Saturday, February 21, 2015

Anne Moody

Anne Moody (September 15, 1940-February 5, 2015)

Four years after graduating from Tougaloo College, the young Anne Moody published Coming of Age in Mississippi (Dial 1968).  It is noteworthy that this autobiography has been “in-print” and acclaimed since its initial publication.  Similar life histories of civil rights workers, both autobiography and biography, have come and gone, getting enthusiastic receptions when they first appeared.  After a few years, enthusiasm wears thin. The eagerly received life histories age rapidly and virtually disappear.  Moody’s autobiography escaped this fate.  The title tipped its hat to anthropology, and Moody’s vernacular prose is quite readable.  Moody exploited the dramatic possibilities of first-person voice and perspectives.  She charmed a nation of readers who wanted to know what growing up female and black in Mississippi entailed.  Some of us who had been her classmates were slightly alarmed by her minimal love for our alma mater, but we had to affirm the rightness of how she saw Civil Rights Movement people and events in Mississippi and in New Orleans.

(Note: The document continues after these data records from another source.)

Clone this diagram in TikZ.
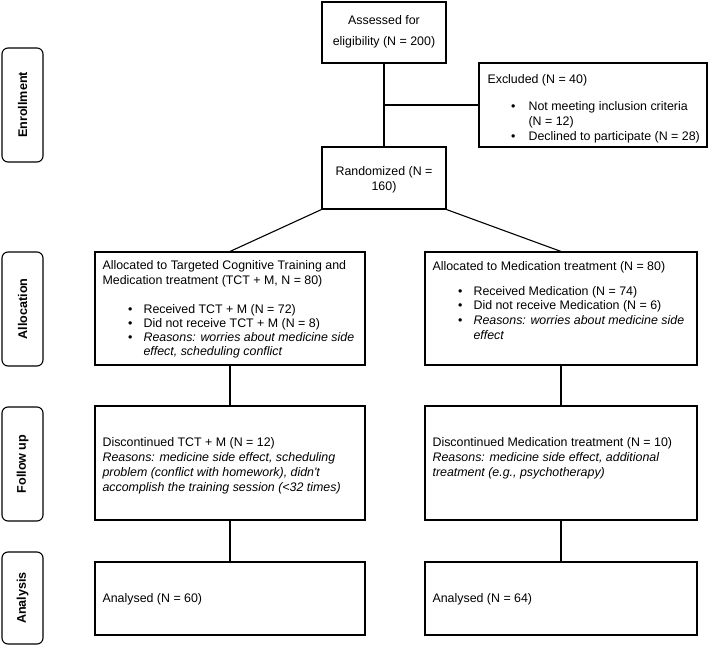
\documentclass[tikz,border=0pt]{standalone}
\usepackage{fontspec}
\setmainfont{Liberation Sans}
\begin{document}
\begin{tikzpicture}[x=1pt,y=-1pt,line width=1.1pt,
  box/.style={draw,rectangle,inner sep=0pt},
  txt/.style={inner sep=0pt,anchor=base west,font=\fontsize{12.4}{15}\selectfont},
  ctxt/.style={txt,anchor=base},
  itxt/.style={txt,font=\fontsize{12.4}{15}\selectfont\itshape},
  lab/.style={draw,rounded corners=6pt,rotate=90,inner sep=0pt,minimum height=41pt,
    font=\fontsize{12.6}{15}\selectfont\bfseries}]
\useasboundingbox (0,0) rectangle (709,647);

% phase labels
\node[lab,minimum width=114pt] (lenr) at (22.5,105) {Enrollment};
\node[lab,minimum width=114pt] (lall) at (22.5,309) {Allocation};
\node[lab,minimum width=114pt] (lfol) at (22.5,464) {Follow up};
\node[lab,minimum width=92pt] (lana) at (22.5,598) {Analysis};

% boxes
\node[box,minimum width=124pt,minimum height=61pt] (assess) at (384,32.5) {};
\node[box,minimum width=228pt,minimum height=84pt] (excl) at (593,105) {};
\node[box,minimum width=124pt,minimum height=62pt] (rand) at (384,178) {};
\node[box,minimum width=270pt,minimum height=113pt] (allocL) at (230,308.5) {};
\node[box,minimum width=272pt,minimum height=113pt] (allocR) at (561,308.5) {};
\node[box,minimum width=270pt,minimum height=114pt] (follL) at (230,463) {};
\node[box,minimum width=272pt,minimum height=114pt] (follR) at (561,463) {};
\node[box,minimum width=270pt,minimum height=73pt] (anaL) at (230,598.5) {};
\node[box,minimum width=272pt,minimum height=73pt] (anaR) at (561,598.5) {};

% connectors
\draw (assess) -- (rand);
\coordinate (jx) at (assess.south |- excl.west);
\draw (jx) -- (excl.west);
\draw (rand.south west) -- (allocL.north);
\draw (rand.south east) -- (allocR.north);
\draw (allocL) -- (follL);
\draw (follL) -- (anaL);
\draw (allocR) -- (follR);
\draw (follR) -- (anaR);

% texts: assessed / randomized
\node[ctxt] (t1) at (384,24.5) {Assessed for};
\node[ctxt] (t2) at (384,45.5) {eligibility (N = 200)};
\node[ctxt] (t3) at (384,175.5) {Randomized (N =};
\node[ctxt] (t4) at (384,190.5) {160)};

% excluded
\node[txt] (e1) at (487,83.5) {Excluded (N = 40)};
\node[txt] (eb1) at (510.5,110.5) {•};
\node[txt] (e2) at (528,110.5) {Not meeting inclusion criteria};
\node[txt] (e3) at (528,125.5) {(N = 12)};
\node[txt] (eb2) at (510.5,140.5) {•};
\node[txt] (e4) at (528,140.5) {Declined to participate (N = 28)};

% allocation left
\node[txt] (al1) at (102,269.5) {Allocated to Targeted Cognitive Training and};
\node[txt] (al2) at (102,284.5) {Medication treatment (TCT + M, N = 80)};
\node[txt] (alb1) at (127.5,313.5) {•};
\node[txt] (al3) at (143,313.5) {Received TCT + M (N = 72)};
\node[txt] (alb2) at (127.5,327.5) {•};
\node[txt] (al4) at (143,327.5) {Did not receive TCT + M (N = 8)};
\node[txt] (alb3) at (127.5,341.5) {•};
\node[itxt] (al5) at (143,341.5) {Reasons: worries about medicine side};
\node[itxt] (al6) at (143,355.5) {effect, scheduling conflict};

% allocation right
\node[txt] (ar1) at (432,270.5) {Allocated to Medication treatment (N = 80)};
\node[txt] (arb1) at (457.5,295.5) {•};
\node[txt] (ar2) at (473,295.5) {Received Medication (N = 74)};
\node[txt] (arb2) at (457.5,309.5) {•};
\node[txt] (ar3) at (473,309.5) {Did not receive Medication (N = 6)};
\node[txt] (arb3) at (457.5,324.5) {•};
\node[itxt] (ar4) at (473,324.5) {Reasons: worries about medicine side};
\node[itxt] (ar5) at (473,339.5) {effect};

% follow up
\node[txt] (fl1) at (102,446.5) {Discontinued TCT + M (N = 12)};
\node[itxt] (fl2) at (102,461.5) {Reasons: medicine side effect, scheduling};
\node[itxt] (fl3) at (102,476.5) {problem (conflict with homework), didn\textquotesingle t};
\node[itxt] (fl4) at (102,491.5) {accomplish the training session (<32 times)};
\node[txt] (fr1) at (432,446.5) {Discontinued Medication treatment (N = 10)};
\node[itxt] (fr2) at (432,461.5) {Reasons: medicine side effect, additional};
\node[itxt] (fr3) at (432,476.5) {treatment (e.g., psychotherapy)};

% analysis
\node[txt] (nl) at (102,602.5) {Analysed (N = 60)};
\node[txt] (nr) at (432,602.5) {Analysed (N = 64)};
\end{tikzpicture}
\end{document}
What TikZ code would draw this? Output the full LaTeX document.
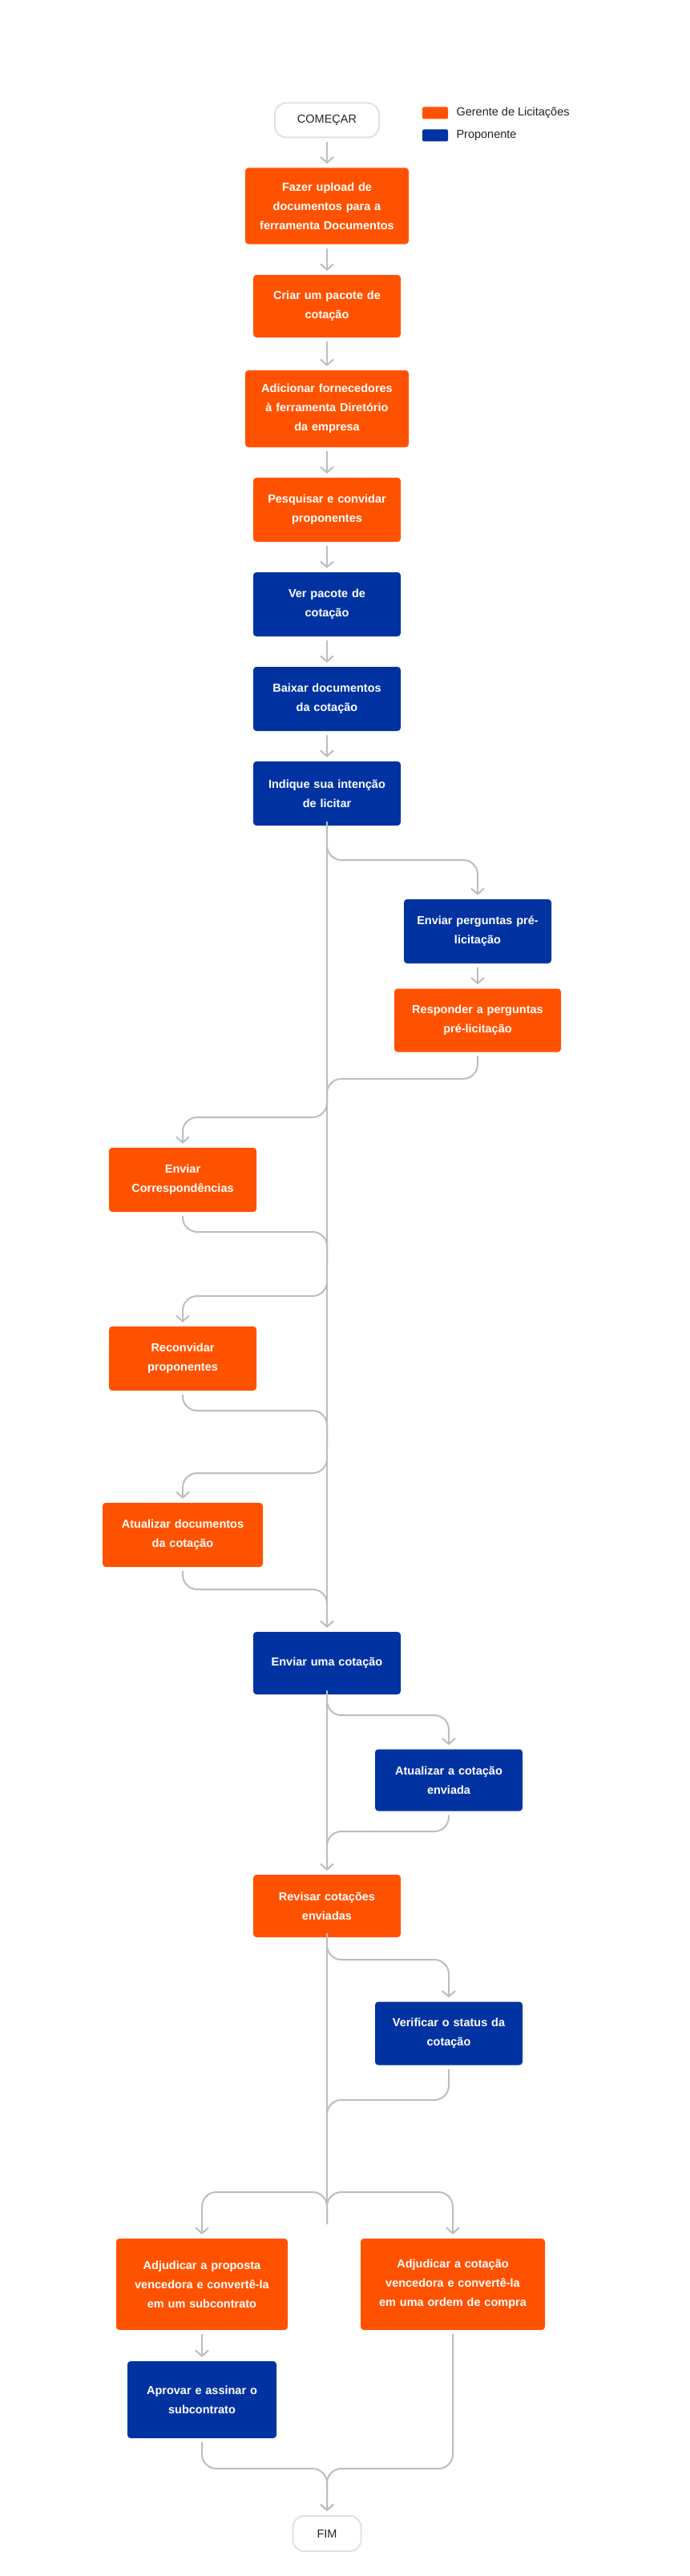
\documentclass[tikz,border=0pt]{standalone}
\usepackage{fontspec}
\setmainfont{Liberation Sans}
\usetikzlibrary{arrows.meta}
\definecolor{og}{HTML}{FF5200}
\definecolor{bl}{HTML}{0033A1}
\definecolor{ln}{HTML}{BDBDBD}
\definecolor{tx}{HTML}{222222}
\begin{document}
\begin{tikzpicture}[x=1pt,y=-1pt,
  box/.style={rounded corners=4pt,text=white,align=center,inner sep=0pt,
    font=\fontsize{14.5}{24}\selectfont\bfseries},
  ob/.style={box,fill=og},
  bb/.style={box,fill=bl},
  term/.style={draw=ln!45,line width=2pt,rounded corners=14pt,fill=white,text=tx,
    font=\fontsize{14.5}{16}\selectfont,inner sep=0pt},
  conn/.style={draw=ln,line width=2pt,rounded corners=18pt},
  arr/.style={conn,-{Straight Barb[length=7pt,width=16pt,line width=2pt]},shorten >=5pt},
  sa/.style={arr,shorten <=5pt}]
\useasboundingbox (0,0) rectangle (861,3214);
\fill[white] (0,0) rectangle (861,3214);
\node[term,minimum width=130,minimum height=43] (start) at (408,150) {COMEÇAR};
\node[fill=og,rounded corners=2pt,minimum width=32,minimum height=15,inner sep=0pt] (lg1) at (543,141) {};
\node[fill=bl,rounded corners=2pt,minimum width=32,minimum height=15,inner sep=0pt] (lg2) at (543,169) {};
\node[anchor=west,text=tx,font=\fontsize{14.5}{16}\selectfont] (lt1) at (566,141) {Gerente de Licitações};
\node[anchor=west,text=tx,font=\fontsize{14.5}{16}\selectfont] (lt2) at (566,169) {Proponente};
\node[ob,minimum width=204,minimum height=95,text width=196] (n1) at (408,257) {Fazer upload de\\documentos para a\\ferramenta Documentos};
\node[ob,minimum width=184,minimum height=78,text width=176] (n2) at (408,382) {Criar um pacote de\\cotação};
\node[ob,minimum width=204,minimum height=96,text width=196] (n3) at (408,510) {Adicionar fornecedores\\à ferramenta Diretório\\da empresa};
\node[ob,minimum width=184,minimum height=80,text width=176] (n4) at (408,636) {Pesquisar e convidar\\proponentes};
\node[bb,minimum width=184,minimum height=80,text width=176] (n5) at (408,754) {Ver pacote de\\cotação};
\node[bb,minimum width=184,minimum height=80,text width=176] (n6) at (408,872) {Baixar documentos\\da cotação};
\node[bb,minimum width=184,minimum height=80,text width=176] (n7) at (408,990) {Indique sua intenção\\de licitar};
\node[bb,minimum width=184,minimum height=80,text width=178] (q1) at (596,1162) {Enviar perguntas pré-\\licitação};
\node[ob,minimum width=208,minimum height=79,text width=200] (q2) at (596,1273) {Responder a perguntas\\pré-licitação};
\node[ob,minimum width=184,minimum height=80,text width=176] (c1) at (228,1472) {Enviar\\Correspondências};
\node[ob,minimum width=184,minimum height=80,text width=176] (c2) at (228,1695) {Reconvidar\\proponentes};
\node[ob,minimum width=200,minimum height=80,text width=192] (c3) at (228,1915) {Atualizar documentos\\da cotação};
\node[bb,minimum width=184,minimum height=78,text width=176] (s1) at (408,2075) {Enviar uma cotação};
\node[bb,minimum width=184,minimum height=77,text width=176] (s2) at (560,2221) {Atualizar a cotação\\enviada};
\node[ob,minimum width=184,minimum height=78,text width=176] (r1) at (408,2378) {Revisar cotações\\enviadas};
\node[bb,minimum width=184,minimum height=79,text width=176] (r2) at (560,2537) {Verificar o status da\\cotação};
\node[ob,minimum width=214,minimum height=114,text width=206] (a1) at (252,2850) {Adjudicar a proposta\\vencedora e convertê-la\\em um subcontrato};
\node[ob,minimum width=230,minimum height=114,text width=222] (a2) at (565,2850) {Adjudicar a cotação\\vencedora e convertê-la\\em uma ordem de compra};
\node[bb,minimum width=186,minimum height=96,text width=178] (a3) at (252,2994) {Aprovar e assinar o\\subcontrato};
\node[term,minimum width=85,minimum height=44] (fim) at (408,3161) {FIM};
% coordinates
\coordinate (b1) at (408,1073); \coordinate (b1r) at (596,1073);
\coordinate (m1r) at (596,1346); \coordinate (m1) at (408,1346);
\coordinate (b2) at (408,1394); \coordinate (b2l) at (228,1394);
\coordinate (m2l) at (228,1537); \coordinate (m2) at (408,1537);
\coordinate (b3) at (408,1617); \coordinate (b3l) at (228,1617);
\coordinate (m3l) at (228,1760); \coordinate (m3) at (408,1760);
\coordinate (b4) at (408,1838); \coordinate (b4l) at (228,1838);
\coordinate (m4l) at (228,1983); \coordinate (m4) at (408,1983);
\coordinate (b5) at (408,2140); \coordinate (b5r) at (560,2140);
\coordinate (m5r) at (560,2285); \coordinate (m5) at (408,2285);
\coordinate (b6) at (408,2445); \coordinate (b6r) at (560,2445);
\coordinate (m6r) at (560,2620); \coordinate (m6) at (408,2620);
\coordinate (sp) at (408,2735); \coordinate (spl) at (252,2735); \coordinate (spr) at (565,2735);
\coordinate (e) at (408,3080); \coordinate (el) at (252,3080); \coordinate (er) at (565,3080);
% connectors
\draw[sa] (start) -- (n1);
\draw[sa] (n1) -- (n2);
\draw[sa] (n2) -- (n3);
\draw[sa] (n3) -- (n4);
\draw[sa] (n4) -- (n5);
\draw[sa] (n5) -- (n6);
\draw[sa] (n6) -- (n7);
\draw[sa] (n7) -- (s1);
\draw[arr] ([yshift=5pt]n7.south) -- (b1) -- (b1r) -- (q1.north);
\draw[sa] (q1) -- (q2);
\draw[conn,shorten <=5pt] (q2.south) -- (m1r) -- (m1) -- ++(0,40);
\draw[arr] (m1) -- (b2) -- (b2l) -- (c1.north);
\draw[conn,shorten <=5pt] (c1.south) -- (m2l) -- (m2) -- ++(0,40);
\draw[arr] (m2) -- (b3) -- (b3l) -- (c2.north);
\draw[conn,shorten <=5pt] (c2.south) -- (m3l) -- (m3) -- ++(0,40);
\draw[arr] (m3) -- (b4) -- (b4l) -- (c3.north);
\draw[conn,shorten <=5pt] (c3.south) -- (m4l) -- (m4) -- ++(0,40);
\draw[sa] (s1) -- (r1);
\draw[arr] ([yshift=5pt]s1.south) -- (b5) -- (b5r) -- (s2.north);
\draw[conn,shorten <=5pt] (s2.south) -- (m5r) -- (m5) -- ++(0,40);
\draw[arr] ([yshift=5pt]r1.south) -- (b6) -- (b6r) -- (r2.north);
\draw[conn,shorten <=5pt] (r2.south) -- (m6r) -- (m6) -- ++(0,40);
\draw[conn,shorten <=5pt] (r1.south) -- ([yshift=-30pt]sp);
\draw[arr] ([yshift=-40pt]sp) -- (sp) -- (spl) -- (a1.north);
\draw[arr] ([yshift=-40pt]sp) -- (sp) -- (spr) -- (a2.north);
\draw[sa] (a1) -- (a3);
\draw[arr,shorten <=5pt] (a3.south) -- (el) -- (e) -- (fim.north);
\draw[arr,shorten <=5pt] (a2.south) -- (er) -- (e) -- (fim.north);
\end{tikzpicture}
\end{document}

Coming of Age in Mississippi had staying power.  It is a keeper of memories that some post-civil rights writers would be happy to have disappear. Certain forms of “truth” may hibernate, but they refuse to disappear and give aid and comfort to fickle tastes.
In Black Women Writing Autobiography: A Tradition Within a Tradition (1989), Joanne M. Braxton suggests that Moody’s book belongs to the tradition of Ida B. Wells’ Crusade for Justice and that Moody, like Richard Wright and Maya Angelou, had intimate knowledge of Southern racial horror.  It is also probable that what Zora Neale Hurston theorized about women’s forgetting and remembering in the opening sentences of Their Eyes Were Watching God opens a special window on how Moody speaks from a multi-gendered space that entrapped women (and men) in Mississippi rather than the dream space Hurston constructed in her novel. Women do seem to retain more details about events than do men. Moody provides rich details about the critical turning points in her life up to 1968.  She records the names, particulars, and dates of all that happened to her as the daughter of sharecroppers in a part of Mississippi located around Woodville and Centreville, as a person who began working at a very young age to keep herself and her siblings in school.
Moody’s autobiographical voice often has the exactness of discourses in cultural anthropology; it justifies the echoing title of Mead’s Coming of Age in Samoa. Moody makes a “thick description” of her life, layering detail upon detail, working out a full description of her Self as vulnerable and subject to be denied opportunities if she did not fight to control her destiny.  Readers must ponder what Moody says in Chapter 11 about the origin of her misanthropic tendencies in 1955. Readers who piece together what is not in the autobiography, what Moody chose not to say in another book about how miserable life can become once a person achieves fame, will note that misanthropy sponsors nightmares, mental imbalance, and death of the spirit as a preparation for death of the body.
Moody’s life story from 1955 to 1964 is the record of how she sought through education at Natchez Junior College and Tougaloo College and through her work with the National Association for the Advancement of Colored People, the Council of Federated Organizations, and the Congress of Racial Equality to control the resentment, the anxieties, and the self-hatred that was her legacy from Mississippi.  Her descriptions of place are intimately connected with political activity or the people who at various times were comrades in struggles.  When she closes her story from a bus headed to COFO hearings in Washington, D.C., her feelings about Mississippi and what the freedom song “We Shall Overcome” proclaims are ambivalent.   As the autobiographical narrator listens to the heart-gripping words ----“We shall overcome, We shall overcome, We shall overcome someday”---, she whispers skepticism into the charged air: “I wonder. I really WONDER” (348).
The contemporary conditions of life in American and in Mississippi justify the doubts Moody had in 1964.  Much has changed.  Social and political changes have been at once blessings and curses.  It is obvious that the day of overcoming is still waiting for Godot.  As we remember and honor the bravery of Anne Moody and read her partial record of her combat with life, we find ourselves chanting “We wonder; we really wonder.”